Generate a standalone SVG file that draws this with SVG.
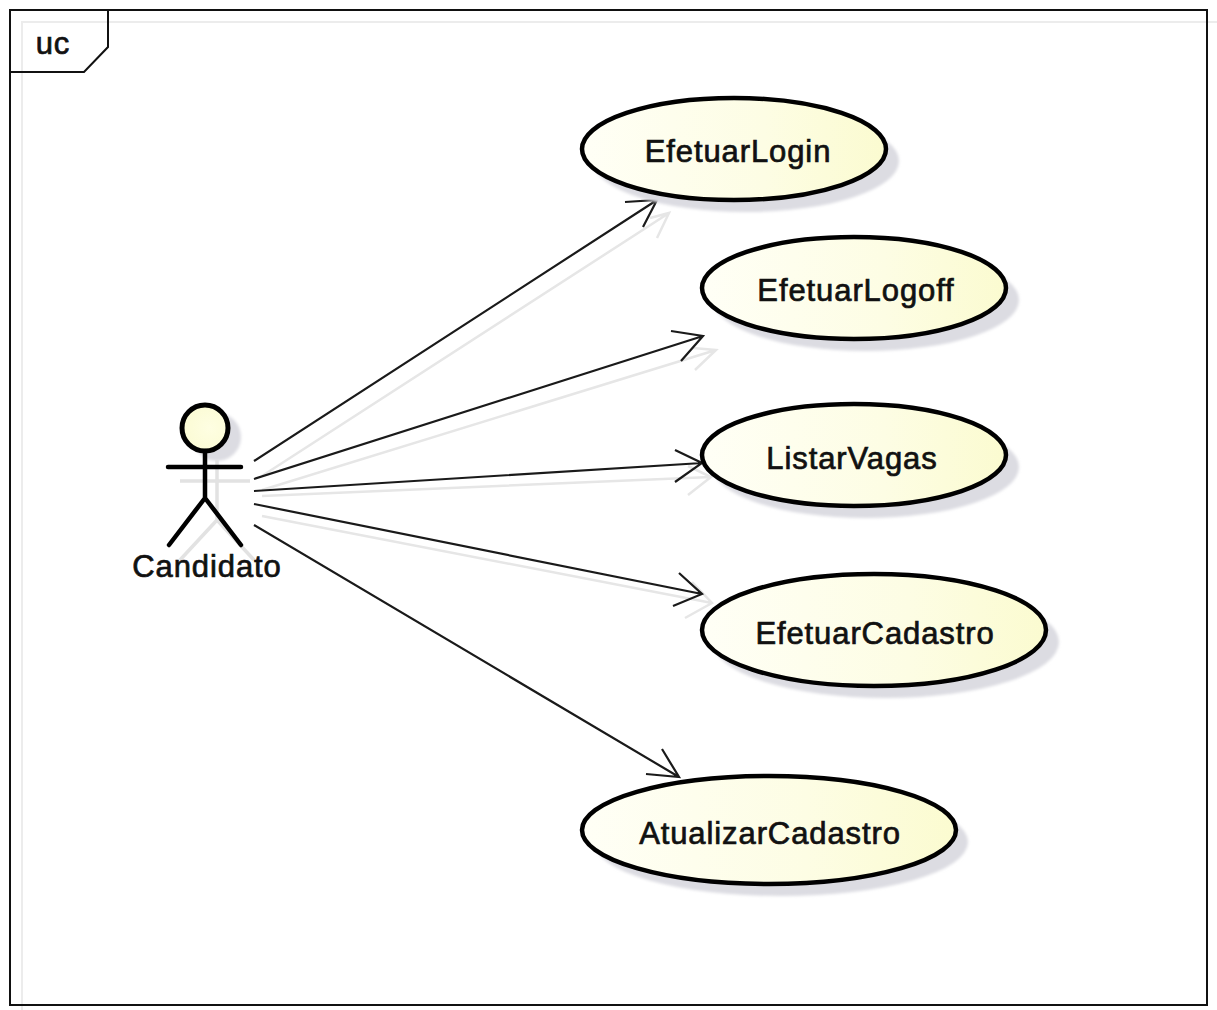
<svg xmlns="http://www.w3.org/2000/svg" width="1217" height="1010" viewBox="0 0 1217 1010">
<defs>
<linearGradient id="g" x1="0" y1="0" x2="1" y2="0"><stop offset="0" stop-color="#fffff6"/><stop offset="0.6" stop-color="#fdfde4"/><stop offset="1" stop-color="#fbfbd0"/></linearGradient>
<radialGradient id="h" cx="0.6" cy="0.5" r="0.6"><stop offset="0" stop-color="#fefee2"/><stop offset="1" stop-color="#fbfbd4"/></radialGradient>
<filter id="b" x="-10%" y="-10%" width="120%" height="120%"><feGaussianBlur stdDeviation="1.5"/></filter>
</defs>
<style>
.uc{fill:url(#g);stroke:#000;stroke-width:4.5}
.sh{fill:#dcdce2;stroke:none;filter:url(#b)}
.t{font-family:"Liberation Sans",Arial,sans-serif;font-size:31px;letter-spacing:.9px;fill:#111;stroke:#111;stroke-width:.7px;text-anchor:middle}
.c{fill:none;stroke:#1a1a1a;stroke-width:2.2}
.cs{fill:none;stroke:#e6e6e6;stroke-width:2.5}
.a{fill:none;stroke:#000;stroke-width:4.5;stroke-linecap:round}
.as{fill:none;stroke:#e2e2e2;stroke-width:3.5}
.f{fill:none;stroke:#111;stroke-width:2}
.fs{fill:none;stroke:#ececec;stroke-width:2}
</style>
<rect width="1217" height="1010" fill="#fff"/>
<g id="frame-shadow"><path class="fs" d="M22 1010V22H1217"/></g>
<g id="frame">
<rect class="f" x="10" y="10" width="1197" height="995"/>
<path class="f" d="M10 72H84L108 47V10"/>
<text class="t" x="53" y="54">uc</text>
</g>
<g id="connectors">
<path class="cs" d="M262 476L669 213M650 218L669 213L657 238"/>
<path class="cs" d="M262 490L716 350M693 348L716 350L695 370"/>
<path class="cs" d="M262 496L711 477M688 466L711 477L688 495"/>
<path class="cs" d="M262 516L712 603M692 582L712 603L685 618"/>
<path class="c" d="M254 461L657 200M625 202L657 200L643 227"/>
<path class="c" d="M254 479L703 336M671 331L703 336L681 361"/>
<path class="c" d="M254 491L702 463M675 450L702 463L675 482"/>
<path class="c" d="M254 504L702 594M679 573L702 594L673 606"/>
<path class="c" d="M254 525L679 777M662 749L679 777L646 774"/>
</g>
<g id="actor-candidato">
<circle cx="217" cy="437" r="24" fill="#dcdce2" filter="url(#b)"/>
<path class="as" d="M180 481H250M217 460V520M217 520L180 560M217 520L254 560"/>
<circle cx="205" cy="428" r="23" fill="url(#h)" stroke="#000" stroke-width="5"/>
<path class="a" d="M205 451V498M168 467H241M205 498L169 545M205 498L241 545"/>
<text class="t" x="207" y="577">Candidato</text>
</g>
<g id="uc-efetuarlogin"><ellipse class="sh" cx="746" cy="161" rx="153" ry="51"/><ellipse class="uc" cx="734" cy="149" rx="152" ry="51"/><text class="t" x="738" y="162">EfetuarLogin</text></g>
<g id="uc-efetuarlogoff"><ellipse class="sh" cx="866" cy="300" rx="153" ry="51"/><ellipse class="uc" cx="854" cy="288" rx="152" ry="51"/><text class="t" x="856" y="301">EfetuarLogoff</text></g>
<g id="uc-listarvagas"><ellipse class="sh" cx="866" cy="467" rx="153" ry="51"/><ellipse class="uc" cx="854" cy="455" rx="152" ry="51"/><text class="t" x="852" y="469">ListarVagas</text></g>
<g id="uc-efetuarcadastro"><ellipse class="sh" cx="886" cy="642" rx="173" ry="56"/><ellipse class="uc" cx="874" cy="630" rx="172" ry="56"/><text class="t" x="875" y="644">EfetuarCadastro</text></g>
<g id="uc-atualizarcadastro"><ellipse class="sh" cx="781" cy="842" rx="187" ry="54"/><ellipse class="uc" cx="769" cy="830" rx="187" ry="54"/><text class="t" x="770" y="844">AtualizarCadastro</text></g>
</svg>
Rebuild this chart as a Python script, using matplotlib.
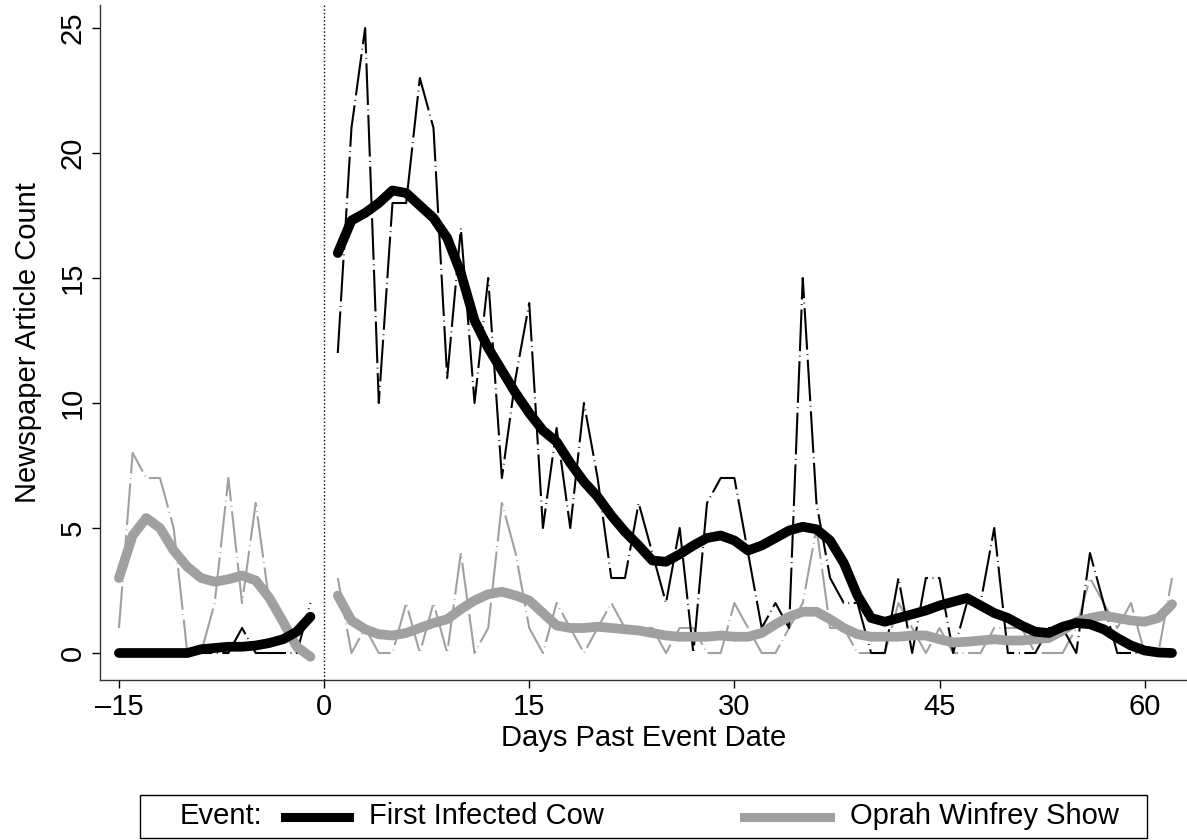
import matplotlib
matplotlib.use("Agg")
import matplotlib.pyplot as plt
from matplotlib.lines import Line2D
from matplotlib.offsetbox import AnchoredOffsetbox, HPacker, TextArea, DrawingArea

plt.rcParams['font.family'] = ['Liberation Sans', 'DejaVu Sans']

# days around the event (day 0 itself is not in the data)
days_pre = list(range(-15, 0))
days_post = list(range(1, 63))

# raw daily article counts
cow_raw_pre = [0, 0, 0, 0, 0, 0, 0, 0, 0, 1, 0, 0, 0, 0, 2]
cow_raw_post = [12, 21, 25, 10, 18, 18, 23, 21, 11, 17,
                10, 15, 7, 11, 14, 5, 9, 5, 10, 7,
                3, 3, 6, 4, 2, 5, 0, 6, 7, 7,
                4, 1, 2, 1, 15, 6, 3, 2, 2, 0,
                0, 3, 0, 3, 3, 0, 2, 2, 5, 0,
                0, 0, 1, 1, 0, 4, 2, 0, 0, 0,
                0, 0]
oprah_raw_pre = [1, 8, 7, 7, 5, 0, 0, 2, 7, 2, 6, 2, 1, 0, 0]
oprah_raw_post = [3, 0, 1, 0, 0, 2, 0, 2, 0, 4,
                  0, 1, 6, 4, 1, 0, 2, 1, 0, 1,
                  2, 1, 1, 1, 0, 1, 1, 0, 0, 2,
                  1, 0, 0, 1, 2, 5, 1, 1, 0, 0,
                  0, 2, 1, 0, 1, 0, 0, 0, 1, 1,
                  1, 0, 0, 0, 1, 3, 2, 1, 2, 0,
                  0, 3]

# smoothed counts
cow_smooth_pre = [0, 0, 0, 0, 0, 0, 0.15, 0.2, 0.25, 0.25, 0.3, 0.4, 0.55, 0.85, 1.45]
cow_smooth_post = [16.0, 17.3, 17.6, 18.0, 18.5, 18.4, 17.9, 17.4, 16.6, 15.2,
                   13.3, 12.2, 11.3, 10.4, 9.6, 8.9, 8.45, 7.6, 6.85, 6.25,
                   5.5, 4.85, 4.3, 3.7, 3.65, 3.95, 4.3, 4.6, 4.7, 4.5,
                   4.1, 4.3, 4.6, 4.9, 5.05, 4.95, 4.5, 3.6, 2.3, 1.4,
                   1.25, 1.4, 1.55, 1.7, 1.9, 2.05, 2.2, 1.9, 1.6, 1.4,
                   1.1, 0.85, 0.8, 1.05, 1.2, 1.15, 0.95, 0.6, 0.3, 0.1,
                   0.02, 0.0]
oprah_smooth_pre = [3.0, 4.7, 5.4, 5.0, 4.1, 3.45, 3.0, 2.85, 2.95, 3.1, 2.9, 2.2, 1.25, 0.25, -0.15]
oprah_smooth_post = [2.3, 1.3, 0.95, 0.75, 0.7, 0.8, 1.0, 1.2, 1.35, 1.75,
                     2.1, 2.35, 2.45, 2.3, 2.1, 1.6, 1.1, 1.0, 1.0, 1.05,
                     1.0, 0.95, 0.9, 0.8, 0.7, 0.65, 0.65, 0.65, 0.7, 0.65,
                     0.65, 0.8, 1.15, 1.45, 1.65, 1.65, 1.35, 1.0, 0.75, 0.65,
                     0.65, 0.65, 0.7, 0.7, 0.55, 0.42, 0.45, 0.5, 0.55, 0.5,
                     0.5, 0.55, 0.6, 0.9, 1.25, 1.4, 1.5, 1.4, 1.3, 1.25,
                     1.4, 1.95]

x_ticks = [-15, 0, 15, 30, 45, 60]
x_ticklabels = ['\u201315', '0', '15', '30', '45', '60']
y_ticks = [0, 5, 10, 15, 20, 25]

GRAY = '#a0a0a0'
FS = 21
raw_dash = (20, 2.2, 0.4, 2.2)

W, H = 1187, 840
fig = plt.figure(figsize=(W / 100, H / 100), dpi=100)
ax = fig.add_axes([100 / W, (840 - 680) / H, (W - 100) / W, (680 - 5) / H])

# raw series
for d, v in [(days_pre, oprah_raw_pre), (days_post, oprah_raw_post)]:
    ax.plot(d, v, color=GRAY, lw=1.5, dashes=raw_dash, zorder=2)
for d, v in [(days_pre, cow_raw_pre), (days_post, cow_raw_post)]:
    ax.plot(d, v, color='black', lw=1.5, dashes=raw_dash, zorder=2)

# smoothed series
for d, v in [(days_pre, oprah_smooth_pre), (days_post, oprah_smooth_post)]:
    ax.plot(d, v, color=GRAY, lw=7, solid_capstyle='round', solid_joinstyle='round', zorder=3)
for d, v in [(days_pre, cow_smooth_pre), (days_post, cow_smooth_post)]:
    ax.plot(d, v, color='black', lw=7, solid_capstyle='round', solid_joinstyle='round', zorder=4)

ax.axvline(0, color='black', lw=1, ls=':', zorder=1)

ax.set_xlim((100 - 324.1) / 13.676, (W - 324.1) / 13.676)
ax.set_ylim((653 - 680) / 25, (653 - 5) / 25)
ax.set_xticks(x_ticks)
ax.set_xticklabels(x_ticklabels)
ax.set_yticks(y_ticks)
ax.tick_params(axis='both', labelsize=FS, length=6, width=1, direction='out')
for lab in ax.get_yticklabels():
    lab.set_rotation(90)
    lab.set_va('center')
for s in ['top', 'right']:
    ax.spines[s].set_visible(False)
for s in ['left', 'bottom']:
    ax.spines[s].set_linewidth(1)
    ax.spines[s].set_color('#333333')

ax.set_xlabel('Days Past Event Date', fontsize=FS, labelpad=2)
ax.set_ylabel('Newspaper Article Count', fontsize=FS, labelpad=12)

K = 0.72  # px -> pt
BOX_H = 43


def key(color, lead, length, tail):
    da = DrawingArea((lead + length + tail) * K, BOX_H * K, 0, 0)
    y = BOX_H * K / 2
    da.add_artist(Line2D([lead * K, (lead + length) * K], [y, y], color=color, lw=6.5))
    return da


def gap(px):
    return DrawingArea(px * K, BOX_H * K, 0, 0)


txt = dict(size=FS)
row = HPacker(children=[gap(40),
                        TextArea('Event:', textprops=txt),
                        key('black', 23, 64, 20),
                        TextArea('First Infected Cow', textprops=txt),
                        key(GRAY, 140, 86, 20),
                        TextArea('Oprah Winfrey Show', textprops=txt),
                        gap(28)],
              align='center', pad=0, sep=0)
box = AnchoredOffsetbox(loc='center', child=row, pad=0, borderpad=0,
                        frameon=True, bbox_to_anchor=(643.5 / W, 1 - 816.5 / H),
                        bbox_transform=fig.transFigure)
box.patch.set_edgecolor('black')
box.patch.set_linewidth(1)
box.patch.set_boxstyle('square', pad=0)
fig.add_artist(box)

fig.savefig('out.png', dpi=100)
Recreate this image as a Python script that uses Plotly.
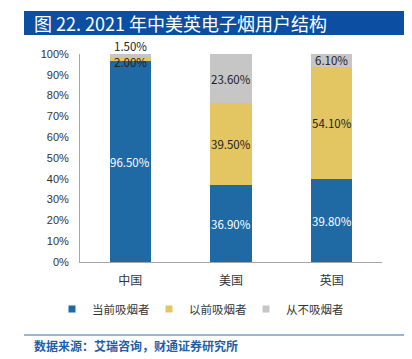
import plotly.graph_objects as go

categories = ["中国", "美国", "英国"]
current_smokers = [96.5, 36.9, 39.8]
former_smokers = [2.0, 39.5, 54.1]
never_smokers = [1.5, 23.6, 6.1]
series_names = ["当前吸烟者", "以前吸烟者", "从不吸烟者"]
colors = ["#1F6AA5", "#E3C561", "#C6C6C6"]
label_colors = ["#FFFFFF", "#222222", "#222222"]
y_ticks = [0, 10, 20, 30, 40, 50, 60, 70, 80, 90, 100]
y_tick_labels = [f"{t}%" for t in y_ticks]

CJK = "Noto Sans CJK SC"
series = [current_smokers, former_smokers, never_smokers]

fig = go.Figure()
for name, vals, col in zip(series_names, series, colors):
    fig.add_trace(go.Bar(
        x=categories, y=vals, name=name, marker=dict(color=col, line=dict(width=0)),
        hoverinfo="skip", showlegend=False,
    ))
# legend entries with small square markers
for name, col in zip(series_names, colors):
    fig.add_trace(go.Scatter(
        x=[None], y=[None], mode="markers", name=name,
        marker=dict(symbol="square", size=7, color=col), showlegend=True,
    ))

annotations = []
for ci, cat in enumerate(categories):
    base = 0
    for si, vals in enumerate(series):
        v = vals[ci]
        mid = base + v / 2
        yshift = 0
        ypos = mid
        col = label_colors[si]
        if v < 2.5 and si == 2:
            ypos = base + v
            yshift = 8
            col = "#222222"
        elif v < 2.5:
            yshift = -3
        annotations.append(dict(
            x=cat, y=ypos, xref="x", yref="y", text=f"{v:.2f}%",
            showarrow=False, yshift=yshift,
            font=dict(family=CJK, size=11.5, color=col),
        ))
        base += v

# geometry relative to plot area (ref pixels: plot top 54, bottom 262, left 80, right 382)
def py(ref_y):
    return (262 - ref_y) / 208

def px(ref_x):
    return (ref_x - 80) / 302

fig.add_shape(type="rect", xref="paper", yref="paper",
              x0=px(24), x1=px(408), y0=py(35), y1=py(11),
              fillcolor="#0B4EA2", line=dict(width=0), layer="above")
annotations.append(dict(
    xref="paper", yref="paper", x=px(32), y=py(23), xanchor="left", yanchor="middle",
    text="图 22. 2021 年中美英电子烟用户结构", showarrow=False,
    font=dict(family=CJK, size=18, color="#FFFFFF")))
fig.add_shape(type="line", xref="paper", yref="paper",
              x0=px(24), x1=px(408), y0=py(335), y1=py(335),
              line=dict(color="#2F6DB0", width=1))
annotations.append(dict(
    xref="paper", yref="paper", x=px(32), y=py(345), xanchor="left", yanchor="middle",
    text="<b>数据来源：艾瑞咨询，财通证券研究所</b>", showarrow=False,
    font=dict(family=CJK, size=12, color="#1F5FA8")))

# page body has an 8px default margin, so the figure is 8px smaller than the window
fig.update_layout(
    width=404, height=351,
    margin=dict(l=72, r=30, t=46, b=97),
    barmode="stack", bargap=0.59,
    paper_bgcolor="white", plot_bgcolor="white",
    showlegend=True,
    legend=dict(orientation="h", x=px(52), xanchor="left",
                y=py(309), yanchor="middle",
                font=dict(family=CJK, size=11.5, color="#333333"), itemwidth=30,
                entrywidth=52, entrywidthmode="pixels",
                traceorder="normal"),
    annotations=annotations,
    xaxis=dict(showline=True, linecolor="#A6A6A6", linewidth=1, ticks="",
               ticklabelstandoff=8,
               tickfont=dict(family=CJK, size=12, color="#333333"), showgrid=False),
    yaxis=dict(range=[0, 100], tickvals=y_ticks, ticktext=y_tick_labels, showline=True,
               linecolor="#A6A6A6", linewidth=1, showgrid=False, zeroline=False,
               ticklabelstandoff=8,
               tickfont=dict(family="Liberation Sans", size=11, color="#333333")),
)

fig.write_html("out.html")
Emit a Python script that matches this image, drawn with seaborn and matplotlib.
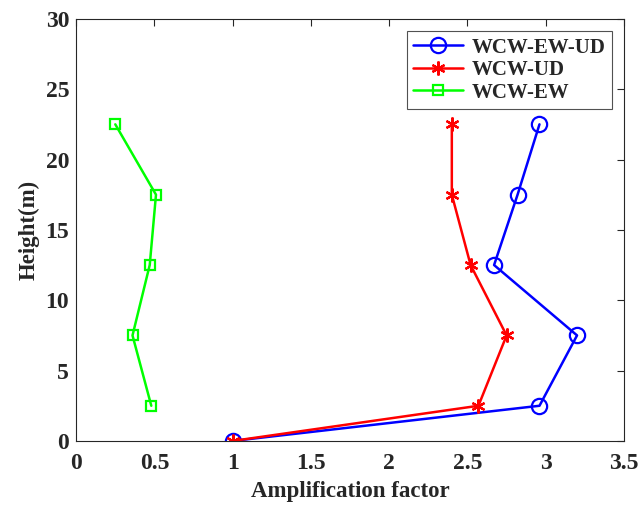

● Task: Look above for the line with "Recreate this image"; quote it and every line after it, stopping after the line with "series = [current_smokers, former_smokers, never_smokers]", exactly, with nothing added and without pictures.

● Solution to the exercise:
Recreate this image as a Python script that uses Plotly.
import plotly.graph_objects as go

categories = ["中国", "美国", "英国"]
current_smokers = [96.5, 36.9, 39.8]
former_smokers = [2.0, 39.5, 54.1]
never_smokers = [1.5, 23.6, 6.1]
series_names = ["当前吸烟者", "以前吸烟者", "从不吸烟者"]
colors = ["#1F6AA5", "#E3C561", "#C6C6C6"]
label_colors = ["#FFFFFF", "#222222", "#222222"]
y_ticks = [0, 10, 20, 30, 40, 50, 60, 70, 80, 90, 100]
y_tick_labels = [f"{t}%" for t in y_ticks]

CJK = "Noto Sans CJK SC"
series = [current_smokers, former_smokers, never_smokers]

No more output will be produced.